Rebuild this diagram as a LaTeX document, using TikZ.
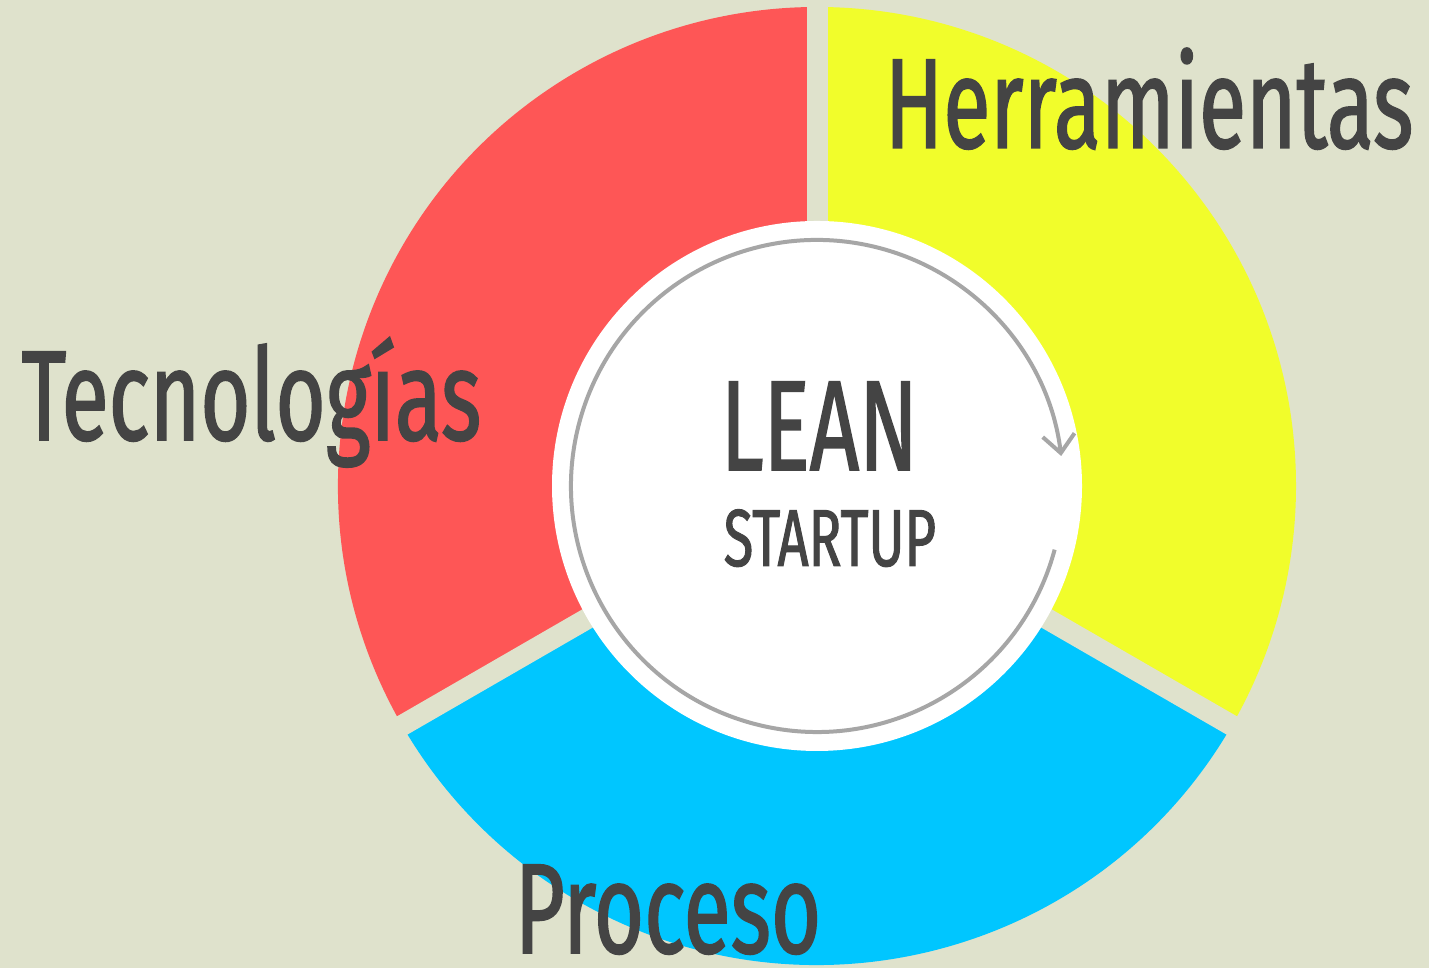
\documentclass[tikz,border=0pt]{standalone}
\usepackage{fontspec}
\setmainfont{Fira Sans}[FakeStretch=0.672, FakeBold=1.2]
\usetikzlibrary{arrows.meta}
\definecolor{bgtan}{HTML}{DFE2CC}
\definecolor{segred}{HTML}{FE5656}
\definecolor{segyellow}{HTML}{F1FD2B}
\definecolor{segblue}{HTML}{00C6FF}
\definecolor{txtgray}{HTML}{444444}
\definecolor{arcgray}{HTML}{A6A6A6}
\tikzset{
    labeltext/.style={text=txtgray, inner sep=0pt, anchor=base west},
    bigtext/.style={labeltext, font=\fontsize{36.5pt}{40pt}\selectfont},
}
\begin{document}
\begin{tikzpicture}
                \fill[bgtan] (0,0) rectangle (14.29,9.68);
                \useasboundingbox (0,0) rectangle (14.29,9.68);
                \coordinate (c) at (8.17,4.82);
                % the three segments
                \fill[segyellow] (c) -- ++(90:4.79) arc[start angle=90, end angle=-30, radius=4.79] -- cycle;
                \fill[segblue] (c) -- ++(-30:4.79) arc[start angle=-30, end angle=-150, radius=4.79] -- cycle;
                \fill[segred] (c) -- ++(210:4.79) arc[start angle=210, end angle=90, radius=4.79] -- cycle;
                \foreach \a in {90,210,330}
                    \draw[bgtan, line width=0.21cm] (c) -- ++(\a:4.85);
                \fill[white] (c) circle (2.65);
                \draw[arcgray, line width=0.04cm, -{Straight Barb[length=1.8mm, width=3.2mm]}]
                    (c) ++(-15:2.46) arc[start angle=-15, end angle=-353, radius=2.46];
                % labels
                \node[bigtext] (herramientas) at (8.84,8.20) {Herramientas};
                \node[bigtext] (tecnologias) at (0.21,5.28) {Tecnologías};
                \node[bigtext] (proceso) at (5.14,0.15) {Proceso};
                \node[bigtext] (lean) at (7.20,4.98) {LEAN};
                \node[labeltext, font=\fontsize{23pt}{28pt}\selectfont] (startup) at (7.23,4.02) {STARTUP};
            \end{tikzpicture}
\end{document}
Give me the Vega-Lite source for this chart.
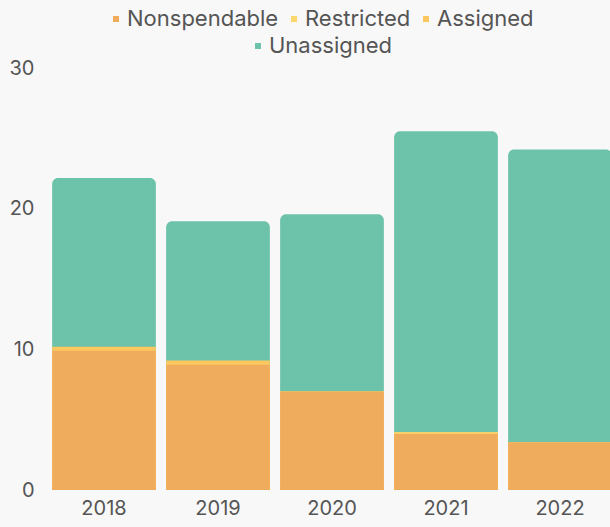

Exercise. None of the pictures should appear; repeat the records exactly otherwise.

Solved problem.
Rebuild this diagram as a LaTeX document, using TikZ.
\documentclass[tikz,border=0pt]{standalone}
\usepackage{fontspec}
\setmainfont{Fira Sans}[FakeStretch=0.672, FakeBold=1.2]
\usetikzlibrary{arrows.meta}
\definecolor{bgtan}{HTML}{DFE2CC}
\definecolor{segred}{HTML}{FE5656}
\definecolor{segyellow}{HTML}{F1FD2B}
\definecolor{segblue}{HTML}{00C6FF}
\definecolor{txtgray}{HTML}{444444}
\definecolor{arcgray}{HTML}{A6A6A6}
\tikzset{
    labeltext/.style={text=txtgray, inner sep=0pt, anchor=base west},
    bigtext/.style={labeltext, font=\fontsize{36.5pt}{40pt}\selectfont},
}
\begin{document}
\begin{tikzpicture}
                \fill[bgtan] (0,0) rectangle (14.29,9.68);
                \useasboundingbox (0,0) rectangle (14.29,9.68);
                \coordinate (c) at (8.17,4.82);
                % the three segments
                \fill[segyellow] (c) -- ++(90:4.79) arc[start angle=90, end angle=-30, radius=4.79] -- cycle;
                \fill[segblue] (c) -- ++(-30:4.79) arc[start angle=-30, end angle=-150, radius=4.79] -- cycle;
                \fill[segred] (c) -- ++(210:4.79) arc[start angle=210, end angle=90, radius=4.79] -- cycle;
                \foreach \a in {90,210,330}
                    \draw[bgtan, line width=0.21cm] (c) -- ++(\a:4.85);
                \fill[white] (c) circle (2.65);
                \draw[arcgray, line width=0.04cm, -{Straight Barb[length=1.8mm, width=3.2mm]}]
                    (c) ++(-15:2.46) arc[start angle=-15, end angle=-353, radius=2.46];
                % labels
                \node[bigtext] (herramientas) at (8.84,8.20) {Herramientas};
                \node[bigtext] (tecnologias) at (0.21,5.28) {Tecnologías};
                \node[bigtext] (proceso) at (5.14,0.15) {Proceso};
                \node[bigtext] (lean) at (7.20,4.98) {LEAN};
                \node[labeltext, font=\fontsize{23pt}{28pt}\selectfont] (startup) at (7.23,4.02) {STARTUP};
            \end{tikzpicture}
\end{document}
Give me the Vega-Lite source for this chart.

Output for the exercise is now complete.